En 1984, Edgar Reitz montra avec Heimat qu’un vrai cinéma populaire économiquement viable pouvait exister. Doris Dörrie et Joseph Vilsmaier s’engouffrèrent dans la brèche. C’en était fait du Nouveau Cinéma Allemand. Des historiens futés commençaient à regarder le cinéma allemand des années 50 de plus près. Le livre Framing the Fifties (2007) de John Davidson et Sabine Hake était une première tentative de remettre l’église au milieu du village.

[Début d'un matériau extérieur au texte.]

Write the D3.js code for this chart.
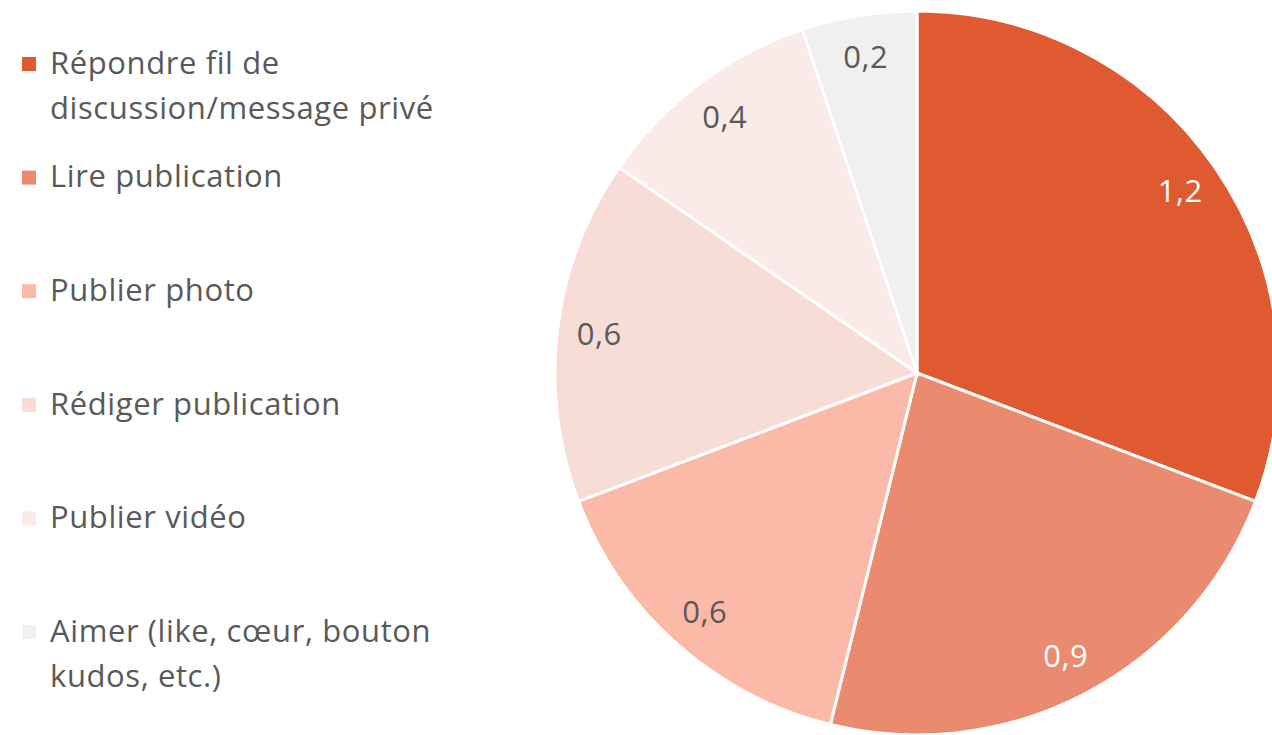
<!DOCTYPE html>
<html>
<head>
<meta charset="utf-8">
<script src="https://cdn.jsdelivr.net/npm/d3@7.9.0/dist/d3.min.js"></script>
<style>
  body { margin: 0; background: #fff; }
  svg { display: block; font-family: "Open Sans", "Lato", sans-serif; }
</style>
</head>
<body>
<svg width="1272" height="735"></svg>
<script>
// categories and values
const categories = [
  ['Répondre fil de', 'discussion/message privé'],
  ['Lire publication'],
  ['Publier photo'],
  ['Rédiger publication'],
  ['Publier vidéo'],
  ['Aimer (like, cœur, bouton', 'kudos, etc.)']
];
const values = [1.2, 0.9, 0.6, 0.6, 0.4, 0.2];
const colors = ['#e05a31', '#ea8a6e', '#fbbaa8', '#f8dcd6', '#fbebe8', '#f0f0f0'];
const labelColors = ['#ffffff', '#ffffff', '#595959', '#595959', '#595959', '#595959'];

const data = values.map((v, i) => ({ v, name: categories[i], i }));
const fmt = d => d3.format('.1f')(d).replace('.', ',');

const svg = d3.select('svg');
const cx = 917, cy = 373, R = 362;

const pie = d3.pie().value(d => d.v).sort(null);
const arc = d3.arc().innerRadius(0).outerRadius(R);
const labelArc = d3.arc().innerRadius(320).outerRadius(320);

const g = svg.append('g').attr('transform', `translate(${cx},${cy})`);

g.selectAll('path')
  .data(pie(data))
  .join('path')
  .attr('d', arc)
  .attr('fill', d => colors[d.data.i])
  .attr('stroke', '#fff')
  .attr('stroke-width', 3);

g.selectAll('text')
  .data(pie(data))
  .join('text')
  .attr('transform', d => `translate(${labelArc.centroid(d)})`)
  .attr('text-anchor', 'middle')
  .attr('dy', '0.35em')
  .attr('font-size', 31)
  .attr('letter-spacing', 0.5)
  .attr('fill', d => labelColors[d.data.i])
  .text(d => fmt(d.data.v));

// legend
const legendY = d3.scalePoint().domain(d3.range(categories.length)).range([63, 631]);

const items = svg.append('g').selectAll('g')
  .data(data)
  .join('g')
  .attr('transform', d => `translate(0,${legendY(d.i)})`);

items.append('rect')
  .attr('x', 22).attr('y', -6)
  .attr('width', 14).attr('height', 14)
  .attr('fill', d => colors[d.i]);

items.append('text')
  .attr('x', 50)
  .attr('font-size', 31)
  .attr('letter-spacing', 0.6)
  .attr('fill', '#595959')
  .selectAll('tspan')
  .data(d => d.name)
  .join('tspan')
  .attr('x', 50)
  .attr('y', (d, j) => j * 45)
  .attr('dy', '0.35em')
  .text(d => d);
</script>
</body>
</html>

La rétrospective locarnaise actuelle Beloved and Rejected sur le cinéma sous Adenauer montre que la diversité de la production cinématographique était plus grande que traditionnellement admise. Des 45 longs métrages programmés à Locarno, la Cinémathèque ne nous montre à Lausanne, en tout et pour tout, que 11, dont la moitié est bien connue des téléspectateurs qui consultent les chaînes germanophones ou TCM. Pour découvrir la terra incognita, il est conseillé de ne pas manquer Rosen blühen auf dem Heidegrab (Hans H. König, 1952, un Heimatfilm surprenant et sombre), Das Bekenntnis der Ina Kahr (Georg Wilhelm Pabst, 1954, le portrait d’une femme en perdition), Viele kamen vorbei (Peter Pewas, 1956, road movie qui tourne au survival), Kirmes (Wolfgang Staudte, 1960, où les lâches sous les Nazis fanfaronnent d’autosatisfaction dans l’Allemagne pacifiée du Wirtschaftswunder).